The majority of Americans won’t be able to retire at 65, study finds



More households are at risk of failing to maintain their standard of living during retirement, according to the Center for Retirement Research at Boston College.

The institute today updated its National Retirement Risk Index, a measurement that evaluates American households’ financial assets, housing and changes in Social Security benefits in order to weigh retirement readiness. Nationwide Mutual Insurance Co. underwrites the index.

The latest index shows that 51% of Americans aren’t prepared to retire at 65, up from 44% in 2007, when the index was last updated.

This estimate doesn’t consider the cost of health care or long-term care.
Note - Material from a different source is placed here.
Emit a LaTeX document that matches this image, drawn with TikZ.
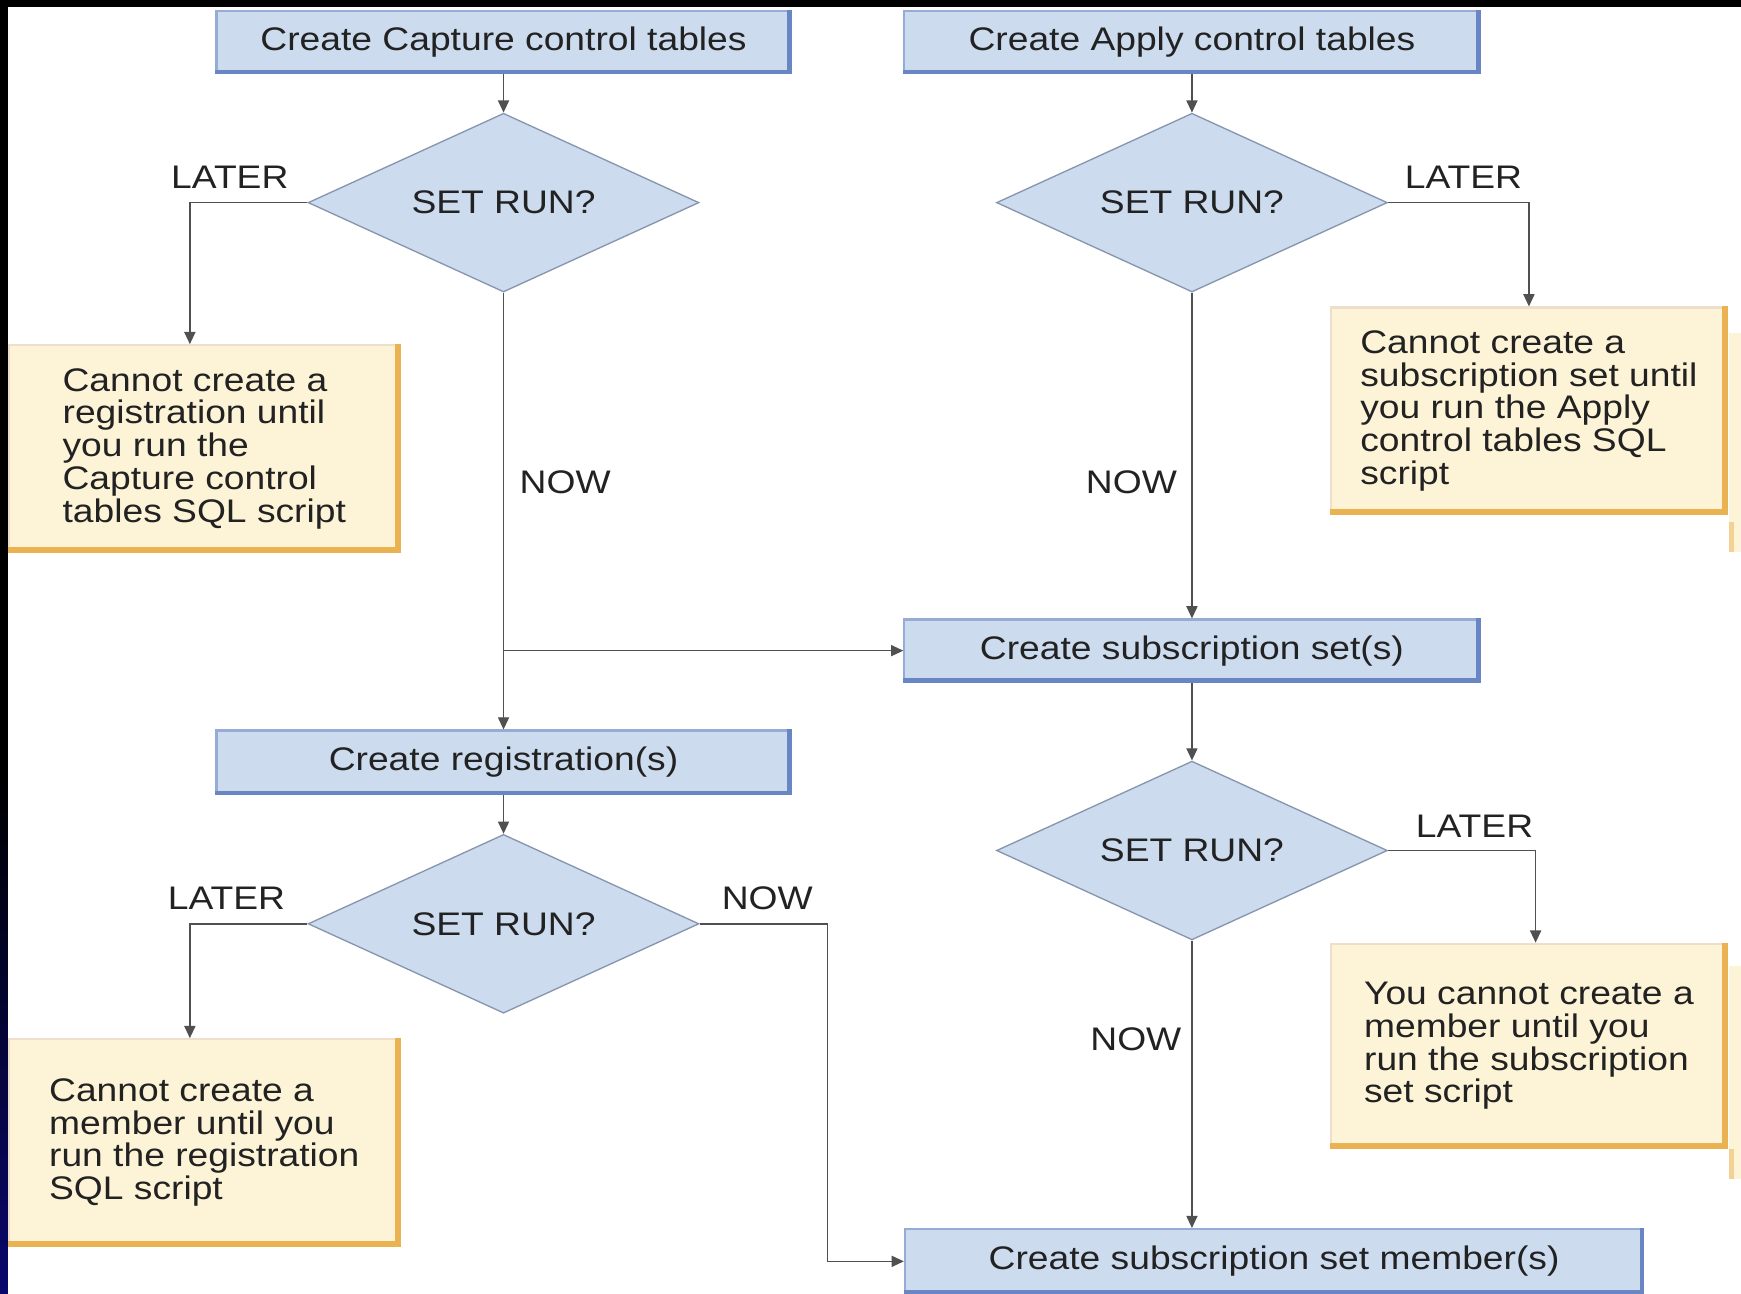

If those were included, 70% of the population wouldn’t be prepared to retire, according to Paul Ballew, Nationwide Mutual’s senior vice president of customer insights and analytics.

Results also show that younger households have felt the brunt of the impact of the economic decline.

Fully 56% of households led by Generation Xers are at risk of failing to meet retirement needs, compared with 49% in 2007. The loss of pension plans, as well as troubles with the Social Security system, place younger generations at a higher risk of being unable to hold on to their standards of living during retirement, Mr. Ballew said in an interview.

“The cradle-to-the-grave relationship with the employer is severed,” he said. “Younger people have to be responsible for their own retirement.”

In the aftermath of the crisis, a combination of distrust of advisers and increased interest in “simple assets” and savings vehicles to deal with immediate money shortages may have distracted some households from saving for retirement, Mr. Ballew said.

“There’s a hunker-down mentality,” he said. “Crisis management — dealing with a deficit on the household balance sheet — takes precedence over retirement planning.”